I was trying to find something about a rule I remember from years ago about transferring property within three years of death, in anticipation of death, but couldn't find anything and my memory is hazy on the effect or if it still exists. Any comments? | |
| 7 November 2007 | |
| Well, your dad being that way is not that unusual either! At least have the holographic Will looked over by a lawyer. Regarding your last comment, these type asset transfers (w/o full and adequate consideration paid) are pulled back into the testator's gross estate for estate tax purposes. If Dennis comes along, perhaps he can add to that. That does not sound like it is an issue in this case, BUT you never know with California property, and you never know with some older people just how much money they have. You would not believe the money I've seen turn up in safe deposit boxes, and the like. Good luck with it, and I'm hopeful your dad will have as peaceful an experience as is possible. | |
| 8 November 2007 | |
| A living trust is one made during your lifetime as opposed to one being set up at the direction of your will, or testamentary trus.

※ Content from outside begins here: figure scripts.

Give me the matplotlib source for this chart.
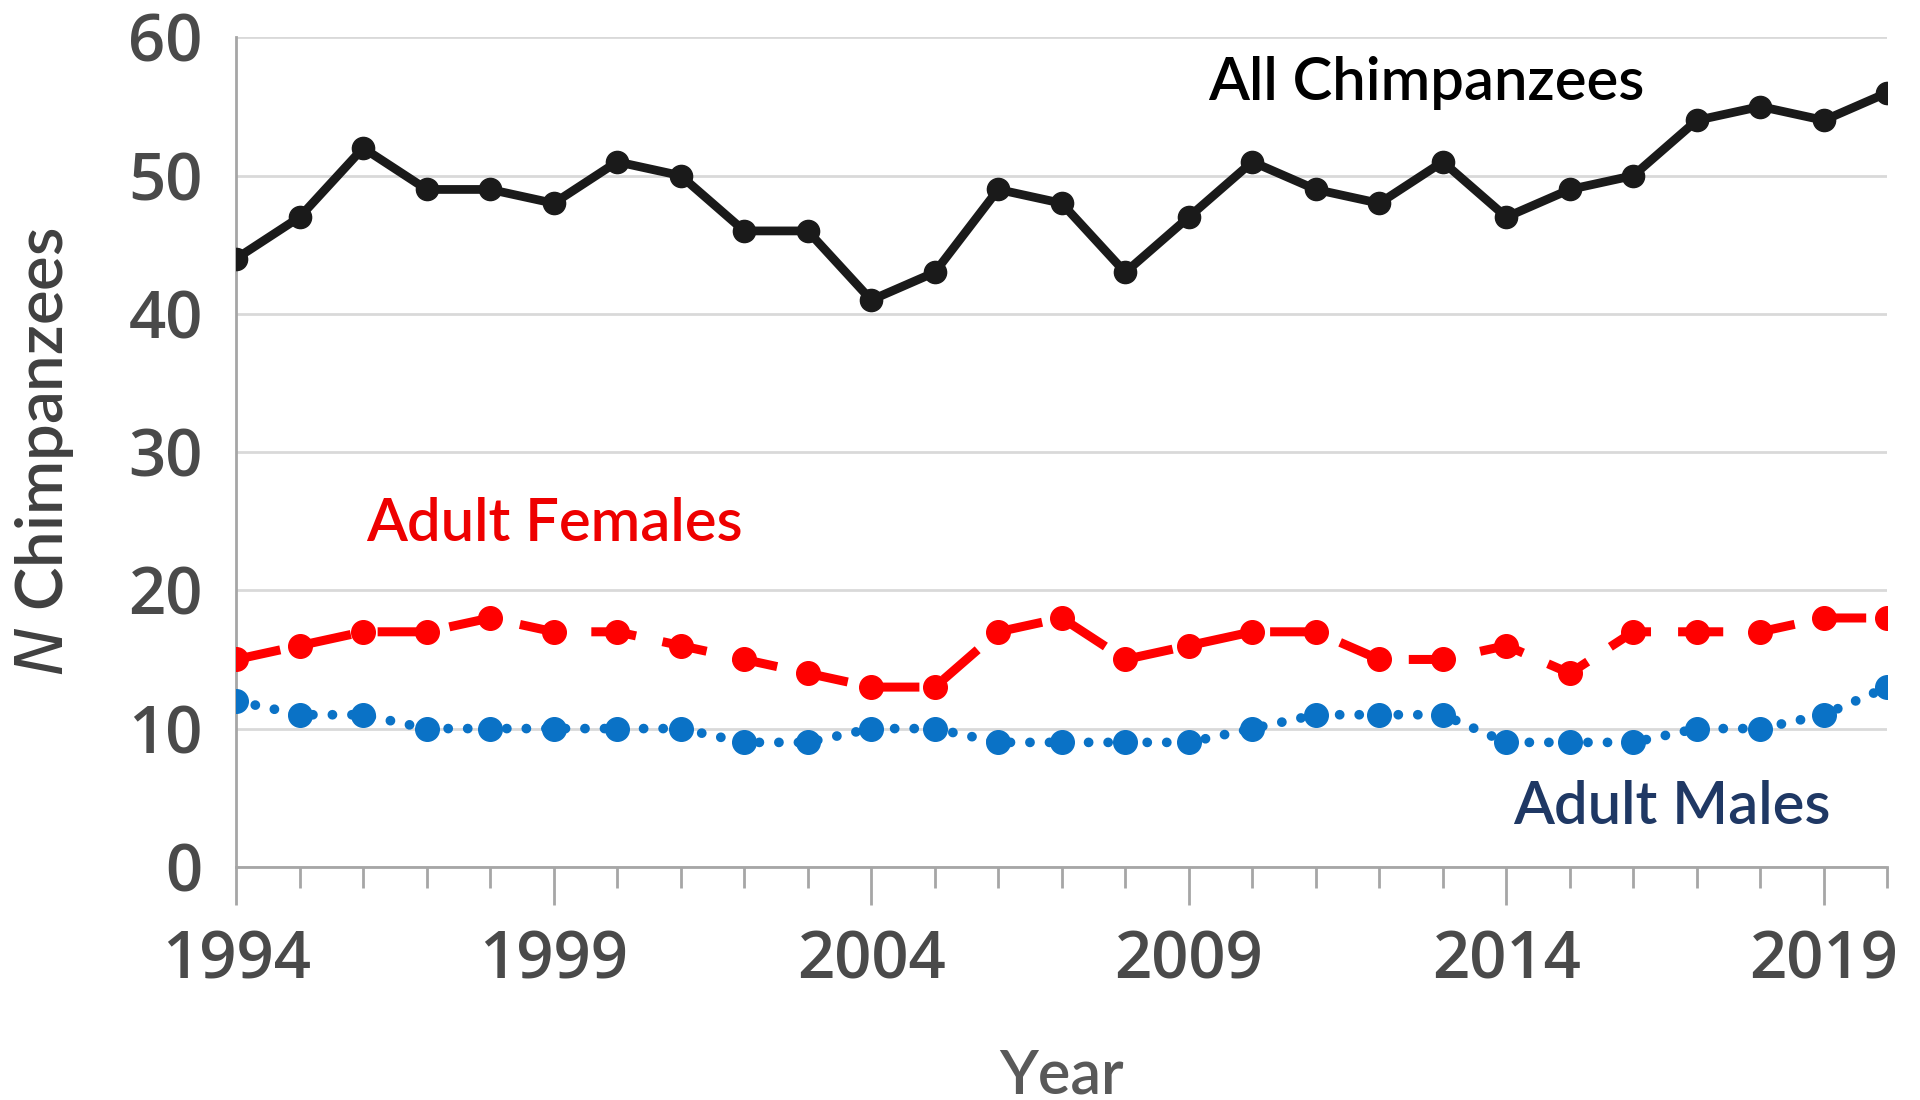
import matplotlib
matplotlib.use("Agg")
import matplotlib.pyplot as plt
from matplotlib.ticker import MultipleLocator, FixedLocator

years = list(range(1994, 2021))
all_chimps = [44, 47, 52, 49, 49, 48, 51, 50, 46, 46, 41, 43, 49, 48, 43, 47,
              51, 49, 48, 51, 47, 49, 50, 54, 55, 54, 56]
adult_females = [15, 16, 17, 17, 18, 17, 17, 16, 15, 14, 13, 13, 17, 18, 15, 16,
                 17, 17, 15, 15, 16, 14, 17, 17, 17, 18, 18]
adult_males = [12, 11, 11, 10, 10, 10, 10, 10, 9, 9, 10, 10, 9, 9, 9, 9,
               10, 11, 11, 11, 9, 9, 9, 10, 10, 11, 13]

major_years = [1994, 1999, 2004, 2009, 2014, 2019]

fig = plt.figure(figsize=(19.2, 11), dpi=100)
ax = fig.add_axes([0.123, 0.212, 0.860, 0.754])

ax.set_xlim(1994, 2020)
ax.set_ylim(0, 60)

# grid
ax.yaxis.set_major_locator(MultipleLocator(10))
ax.grid(axis="y", color="#d9d9d9", linewidth=2.0, zorder=0)
ax.set_axisbelow(True)

for side in ("top", "right"):
    ax.spines[side].set_visible(False)
for side in ("left", "bottom"):
    ax.spines[side].set_color("#a6a6a6")
    ax.spines[side].set_linewidth(2.0)

ax.plot(years, adult_males, color="#0a72c6", linewidth=7.0,
        linestyle=(0, (0.01, 2.0)), dash_capstyle="round",
        marker="o", markersize=17, zorder=3)
ax.plot(years, adult_females, color="#ff0000", linewidth=6.5,
        linestyle=(0, (5, 3)), marker="o", markersize=17, zorder=4)
ax.plot(years, all_chimps, color="#1a1a1a", linewidth=6.3,
        marker="o", markersize=16, zorder=5)

# x ticks
ax.xaxis.set_major_locator(FixedLocator(major_years))
ax.xaxis.set_minor_locator(FixedLocator(years))
ax.tick_params(axis="x", which="major", direction="out", length=27, width=2,
               color="#a6a6a6", pad=18, labelsize=47, labelcolor="#4a4a4a")
ax.tick_params(axis="x", which="minor", direction="out", length=15, width=2,
               color="#a6a6a6")
ax.tick_params(axis="y", which="major", length=0, pad=24, labelsize=47,
               labelcolor="#4a4a4a")
for lab in ax.get_xticklabels() + ax.get_yticklabels():
    lab.set_family("Open Sans")
    lab.set_fontweight("semibold")

ax.set_xlabel("Year", fontsize=44, color="#595959", family="Lato",
              fontweight="semibold")
ax.xaxis.set_label_coords(0.5, -0.218)
ax.set_ylabel(r"$\mathit{N}$ Chimpanzees", fontsize=47, color="#404040",
              family="Lato", fontweight="semibold")
ax.yaxis.set_label_coords(-0.097, 0.5)

ax.text(2009.3, 56.7, "All Chimpanzees", fontsize=43, color="#000000",
        family="Lato", fontweight="semibold", ha="left", va="center")
ax.text(1996.05, 24.8, "Adult Females", fontsize=43, color="#ee0000",
        family="Lato", fontweight="semibold", ha="left", va="center")
ax.text(2014.1, 4.3, "Adult Males", fontsize=43, color="#1f3864",
        family="Lato", fontweight="semibold", ha="left", va="center")

fig.savefig("out.png", dpi=100)
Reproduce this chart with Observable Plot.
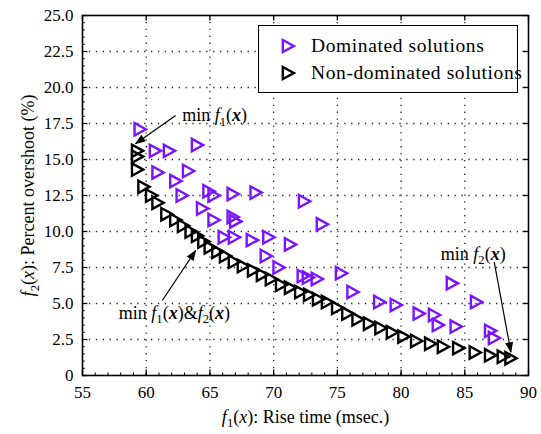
<!DOCTYPE html>
<html>
<head>
<meta charset="utf-8">
<script src="https://cdn.jsdelivr.net/npm/d3@7"></script>
<script src="https://cdn.jsdelivr.net/npm/@observablehq/plot@0.6"></script>
<style>
  body { margin: 0; background: white; }
  #wrap { position: relative; width: 541px; height: 434px; font-family: "Liberation Serif", serif; }
  #legend { position: absolute; left: 258px; top: 25px; width: 258px; height: 66px; border: 1.5px solid black; background: white; overflow: visible; }
  .row { position: absolute; left: 0; white-space: nowrap; font-size: 19.5px; letter-spacing: 0.6px; height: 24px; line-height: 24px; }
  .row svg { position: absolute; left: 21px; top: 4px; }
  .row span { position: absolute; left: 52px; top: 0; }
</style>
</head>
<body>
<div id="wrap"></div>
<script>
// ---- data ----
const xTicks = [55, 60, 65, 70, 75, 80, 85, 90];
const yTicks = [0, 2.5, 5, 7.5, 10, 12.5, 15, 17.5, 20, 22.5, 25];
const xLabel = "f1(x): Rise time (msec.)";
const yLabel = "f2(x): Percent overshoot (%)";
const seriesNames = ["Dominated solutions", "Non-dominated solutions"];

const dominatedX = [59.5, 60.7, 61.8, 64.0, 60.9, 62.3, 63.3, 62.8, 64.9, 65.3, 66.8, 68.6, 72.4, 64.4, 65.3, 66.8, 67.0, 73.8, 66.1, 66.9, 68.3, 69.6, 71.3, 69.4, 70.4, 72.3, 72.7, 73.4, 75.3, 76.2, 78.3, 79.6, 81.4, 82.6, 82.9, 84.3, 84.0, 85.9, 87.0, 87.3];
const dominatedY = [17.1, 15.6, 15.6, 16.0, 14.1, 13.5, 14.2, 12.5, 12.8, 12.5, 12.6, 12.7, 12.1, 11.6, 10.8, 11.0, 10.7, 10.5, 9.6, 9.6, 9.4, 9.6, 9.1, 8.3, 7.5, 6.9, 6.8, 6.7, 7.1, 5.8, 5.1, 4.9, 4.3, 4.2, 3.5, 3.4, 6.4, 5.1, 3.1, 2.6];

const frontX = [59.3, 59.3, 59.3, 59.8, 60.4, 60.9, 61.6, 62.3, 62.9, 63.5, 64.0, 64.5, 65.0, 65.6, 66.2, 66.9, 67.6, 68.4, 69.1, 69.8, 70.6, 71.3, 72.1, 72.8, 73.5, 74.2, 75.0, 75.8, 76.6, 77.5, 78.4, 79.3, 80.2, 81.2, 82.3, 83.3, 84.5, 85.8, 87.0, 88.0, 88.6];
const frontY = [15.6, 15.2, 14.3, 13.1, 12.5, 12.0, 11.2, 10.8, 10.4, 10.0, 9.7, 9.3, 8.9, 8.6, 8.3, 7.9, 7.6, 7.3, 7.0, 6.7, 6.3, 6.1, 5.8, 5.6, 5.3, 5.1, 4.7, 4.3, 3.9, 3.6, 3.3, 3.0, 2.7, 2.4, 2.2, 2.0, 1.9, 1.6, 1.4, 1.3, 1.2];

const annText = ["min f1(x)", "min f1(x)&f2(x)", "min f2(x)"];
const annX = [62.83, 57.85, 83.12];
const annY = [18.06, 4.33, 8.45];
const arrowX1 = [62.31, 61.26, 87.31];
const arrowY1 = [18.06, 5.21, 7.87];
const arrowX2 = [59.16, 63.88, 88.62];
const arrowY2 = [16.10, 8.68, 1.62];

// ---- derived tables ----
const dominated = dominatedX.map((x, i) => ({x, y: dominatedY[i]}));
const front = frontX.map((x, i) => ({x, y: frontY[i]}));
const annotations = annText.map((t, i) => ({t, x: annX[i], y: annY[i]}));
const arrows = arrowX1.map((x1, i) => ({x1, y1: arrowY1[i], x2: arrowX2[i], y2: arrowY2[i]}));
const xGrid = xTicks.slice(1, -1);
const yGrid = yTicks.slice(1, -1);
const xMinor = d3.range(55, 90.01, 1);
const yMinor = d3.range(0, 25.01, 0.5);

const PURPLE = "#7a14ff";

// right-pointing triangle symbol
const triRight = {
  draw(ctx, size) {
    const s = Math.sqrt(size);
    ctx.moveTo(0.68 * s, 0);
    ctx.lineTo(-0.6 * s, -0.7 * s);
    ctx.lineTo(-0.6 * s, 0.7 * s);
    ctx.closePath();
  }
};

const chart = Plot.plot({
  width: 541,
  height: 434,
  marginLeft: 82,
  marginRight: 13,
  marginTop: 15,
  marginBottom: 59,
  style: {fontFamily: "Liberation Serif", fontSize: "17px", background: "white", color: "black"},
  x: {domain: [55, 90], ticks: xTicks, tickSize: 0, tickPadding: 10, label: xLabel, labelAnchor: "center", labelOffset: 47, labelArrow: "none"},
  y: {domain: [0, 25], ticks: yTicks, tickSize: 0, tickPadding: 9, tickFormat: d => d === 0 ? "0" : d.toFixed(1), label: yLabel, labelAnchor: "center", labelOffset: 61, labelArrow: "none"},
  marks: [
    Plot.ruleX(xGrid, {stroke: "#222", strokeWidth: 1.3, strokeDasharray: "1.3,5.6"}),
    Plot.ruleY(yGrid, {stroke: "#222", strokeWidth: 1.3, strokeDasharray: "1.3,5.6"}),
    Plot.ruleX(xMinor, {y1: 0, y2: 0.18, stroke: "black", strokeWidth: 1}),
    Plot.ruleY(yMinor, {x1: 55, x2: 55.22, stroke: "black", strokeWidth: 1}),
    Plot.ruleX(xTicks, {y1: 0, y2: 0.38, stroke: "black", strokeWidth: 1.3}),
    Plot.ruleX(xTicks, {y1: 25, y2: 24.62, stroke: "black", strokeWidth: 1.3}),
    Plot.ruleY(yTicks, {x1: 55, x2: 55.42, stroke: "black", strokeWidth: 1.3}),
    Plot.ruleY(yTicks, {x1: 90, x2: 89.58, stroke: "black", strokeWidth: 1.3}),
    Plot.frame({stroke: "black", strokeWidth: 1.6}),
    Plot.dot(dominated, {x: "x", y: "y", symbol: triRight, r: 5, stroke: PURPLE, strokeWidth: 2.4, fill: "none"}),
    Plot.dot(front, {x: "x", y: "y", symbol: triRight, r: 5, stroke: "black", strokeWidth: 2.4, fill: "none"}),
    Plot.link(arrows, {x1: "x1", y1: "y1", x2: "x2", y2: "y2", stroke: "black", strokeWidth: 1.2}),
    Plot.text(annotations, {x: "x", y: "y", text: "t", textAnchor: "start", fontSize: 18})
  ]
});

const wrap = document.getElementById("wrap");
wrap.appendChild(chart);
const svg = chart.tagName.toLowerCase() === "svg" ? chart : chart.querySelector("svg");
const NS = "http://www.w3.org/2000/svg";

// filled arrowheads
const defs = document.createElementNS(NS, "defs");
const marker = document.createElementNS(NS, "marker");
marker.setAttribute("id", "ahead");
marker.setAttribute("viewBox", "0 -5 12 10");
marker.setAttribute("refX", "11");
marker.setAttribute("refY", "0");
marker.setAttribute("markerWidth", "12");
marker.setAttribute("markerHeight", "9");
marker.setAttribute("markerUnits", "userSpaceOnUse");
marker.setAttribute("orient", "auto");
const mp = document.createElementNS(NS, "path");
mp.setAttribute("d", "M0,-4.5L12,0L0,4.5Z");
mp.setAttribute("fill", "black");
marker.appendChild(mp);
defs.appendChild(marker);
svg.insertBefore(defs, svg.firstChild);
svg.querySelectorAll('g[aria-label="link"] path, g[aria-label="link"] line').forEach(p => p.setAttribute("marker-end", "url(#ahead)"));

// rich text (italic f, subscripts, bold-italic x)
const richMap = {
  [xLabel]: [["f", "i"], ["1", "sub"], ["(", ""], ["x", "i"], ["): Rise time (msec.)", ""]],
  [yLabel]: [["f", "i"], ["2", "sub"], ["(", ""], ["x", "i"], ["): Percent overshoot (%)", ""]],
  "min f1(x)": [["min ", ""], ["f", "i"], ["1", "sub"], ["(", ""], ["x", "bi"], [")", ""]],
  "min f1(x)&f2(x)": [["min ", ""], ["f", "i"], ["1", "sub"], ["(", ""], ["x", "bi"], [")&", ""], ["f", "i"], ["2", "sub"], ["(", ""], ["x", "bi"], [")", ""]],
  "min f2(x)": [["min ", ""], ["f", "i"], ["2", "sub"], ["(", ""], ["x", "bi"], [")", ""]]
};
function rich(el, parts, fs) {
  while (el.firstChild) el.removeChild(el.firstChild);
  let shifted = false;
  for (const [s, st] of parts) {
    const t = document.createElementNS(NS, "tspan");
    t.textContent = s;
    if (st === "i") t.setAttribute("font-style", "italic");
    if (st === "bi") { t.setAttribute("font-style", "italic"); t.setAttribute("font-weight", "bold"); }
    if (st === "sub") { t.setAttribute("font-size", fs * 0.7); t.setAttribute("dy", fs * 0.25); shifted = true; }
    else if (shifted) { t.setAttribute("dy", -fs * 0.25); shifted = false; }
    el.appendChild(t);
  }
}
svg.querySelectorAll("text").forEach(el => {
  const key = el.textContent.replace(/[\u2190-\u2193]/g, "").trim();
  if (richMap[key]) {
    el.setAttribute("font-size", 18);
    el.style.fontSize = "18px";
    rich(el, richMap[key], 18);
  }
});

// legend
const legend = document.createElement("div");
legend.id = "legend";
const colors = [PURPLE, "black"];
seriesNames.forEach((name, i) => {
  const row = document.createElement("div");
  row.className = "row";
  row.style.top = (8 + i * 27) + "px";
  row.innerHTML = `<svg width="16" height="16" viewBox="-8 -8 16 16"><path d="M5.8,0L-5.2,-6L-5.2,6Z" fill="none" stroke="${colors[i]}" stroke-width="2.4"/></svg><span>${name}</span>`;
  legend.appendChild(row);
});
wrap.appendChild(legend);
</script>
</body>
</html>
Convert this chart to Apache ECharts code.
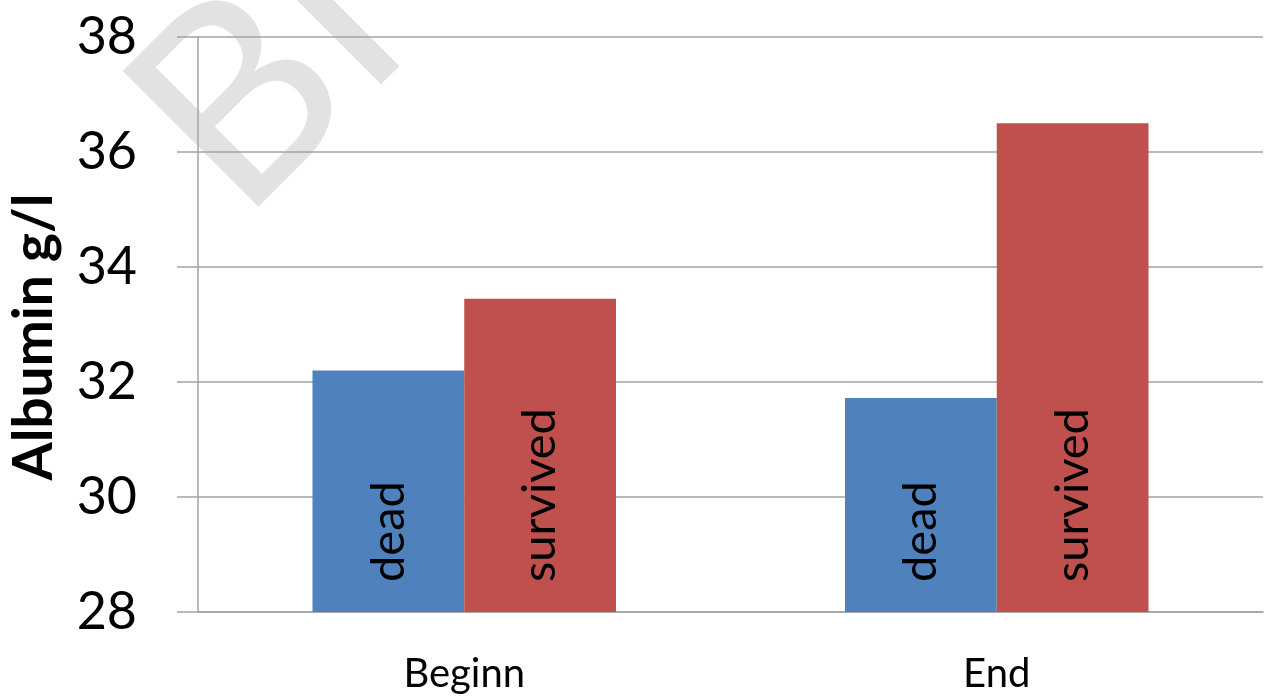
<!DOCTYPE html>
<html>
<head>
<meta charset="utf-8">
<title>Albumin g/l</title>
<script src="https://cdn.jsdelivr.net/npm/echarts@6/dist/echarts.min.js"></script>
<style>
  html, body { margin: 0; padding: 0; background: #ffffff; }
  #chart { width: 1265px; height: 697px; }
</style>
</head>
<body>
<div id="chart"></div>
<script>
// Time points and group means of serum albumin
const categories = ['Beginn', 'End'];
const deadValues = [32.2, 31.72];
const survivedValues = [33.45, 36.5];
const yTicks = { min: 28, max: 38, interval: 2 };

const FONT = 'Lato, "Open Sans", sans-serif';
const LINE = '#a3a3a3';

const chart = echarts.init(document.getElementById('chart'), null, { renderer: 'canvas' });

const barLabel = {
  show: true,
  position: 'insideBottom',
  rotate: 90,
  align: 'left',
  verticalAlign: 'middle',
  distance: 30,
  formatter: '{a}',
  fontFamily: FONT,
  fontSize: 47,
  color: '#000000'
};

chart.setOption({
  animation: false,
  backgroundColor: '#ffffff',
  graphic: [{
    type: 'text',
    x: 180,
    y: 163,
    rotation: Math.PI / 4,
    z: -10,
    silent: true,
    style: {
      text: 'BI',
      fontFamily: FONT,
      fontSize: 268,
      fill: '#e2e2e2',
      align: 'left',
      verticalAlign: 'middle'
    }
  }],
  grid: {
    left: 198, right: 2, top: 37, bottom: 85,
    containLabel: false,
    outerBoundsMode: 'none'
  },
  xAxis: {
    type: 'category',
    data: categories,
    axisLine: { show: true, lineStyle: { color: LINE, width: 1.5 } },
    axisTick: { show: false },
    axisLabel: { fontFamily: FONT, fontSize: 40, color: '#000000', margin: 42 }
  },
  yAxis: {
    type: 'value',
    min: yTicks.min,
    max: yTicks.max,
    interval: yTicks.interval,
    name: 'Albumin g/l',
    nameLocation: 'middle',
    nameRotate: 90,
    nameGap: 136,
    nameTextStyle: {
      fontFamily: FONT, fontSize: 55, fontWeight: 'bold', color: '#000000',
      padding: [0, 25, 0, 0]
    },
    axisLine: { show: true, lineStyle: { color: LINE, width: 1.5 } },
    axisTick: { show: true, length: 21, lineStyle: { color: LINE, width: 1.5 } },
    splitLine: { show: true, lineStyle: { color: LINE, width: 1.5 } },
    axisLabel: { fontFamily: FONT, fontSize: 52, color: '#000000', margin: 61 }
  },
  series: [
    {
      name: 'dead',
      type: 'bar',
      data: deadValues,
      barWidth: '28.5%',
      barGap: '0%',
      itemStyle: { color: '#4f81bd' },
      label: barLabel
    },
    {
      name: 'survived',
      type: 'bar',
      data: survivedValues,
      barWidth: '28.5%',
      barGap: '0%',
      itemStyle: { color: '#c0504d' },
      label: barLabel
    }
  ]
});
</script>
</body>
</html>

Then consider this the living trust can be revocable or irrevocable. A revocable living trust will avoid probate. As far as I know that's the only purpose of it. It does not need a ein. The trustees take over upon death and administer the trust or sell the assets as the trust document states and give the funds to the beneficeries. The other trust is an irrevocable trust. This protects the assets from medcaid. However there is a 5 yr look back going into effect. The assets are transferred immediately to the trust and the trustees administer it, giving the income to the beneficeries. Maybe you should go the the atty with your father to see what type of trust is needed if any at all. | |
| 9 November 2007 | |
| A few additional thoughts:
A revocable living trust may avoid probate in that the probate court does not have jurisdicition over the trust, but it will not necessarily avoid probate fees. For instance, in CT the statutory probate fee is assessed on the gross taxable estate, which includes revocable trust assets. The revocable trust does not need an ein during the lifetime of the grantor, but it will need to obtain an ein when the grantor dies. Even if the trust terminates, it needs an ein during the "administrative" period. Consider gift consequences when transferring assets to an irrevocable trust. | |
| 9 November 2007 | |
| Transfers within three years of death would not apply in this case. Sec. 2035. I personally do not know an attorney who would draft a will with someone besides the principal in the room. While there are states that use non-probate assets as inventory for fee purpose I do not know of a state that requires probate (or fee)absent assets. | |
| 9 November 2007 | |
| Funny thing about CT...For a CT non-taxable estate (currently 2 mil or less) the CT estate return is filed in the probate court; for a CT taxable estate the CT estate return is filed with the DRS and a copy is filed in the probate court. If all assets are non-probate, there is no probate required, but a probate fee is still assessed. | |
| 9 November 2007 | |
| The lawyer referenced in the original post should draft nothing without confering with the principal. Unfortunately, there are unscrupulous lawyers out there who will take advantage of the fear of probate costs to hawk the "living trust" whether it's needed or not; I imagine the intent of the step-brother may be to get that money out of the joint accounts, much as I hate to impute that to him. | |
| 9 November 2007 | |
| CT is indeed fascinating. Haven't done one in a long time. Certification by probate judge for the value of a non-taxable estate.
I stand corrected. | |
| 9 November 2007 | |
| One thing you may want to look into is whether CA respects handwritten wills. Not all states do and if Ca doesn't, he would be considered intestate. | |
Actionbsns (talk|edits) said: | 12 November 2007 |
| Thanks all, I just returned to my office and have read all the information you have been kind enough to offer. I was able to do some additional research and found that California will accept the holographic will if it is properly witnessed and entirely handwritten. Turns out my dad's will would not qualify because it was prepared on a computer and is printed, however it is properly witnessed and signed by him. I'm about 98% sure it would be accepted as well from what I read, however I suggested to my dad that he have it properly drafted by the lawyer, just in case. California does not require probate on estates with a FMV under $100,000, so I think my dad will be hovering at about that amount. He'll either be just under that amount and not require probate or be just over it a little bit and if costs are determined by the value of the estate, they should be minimized.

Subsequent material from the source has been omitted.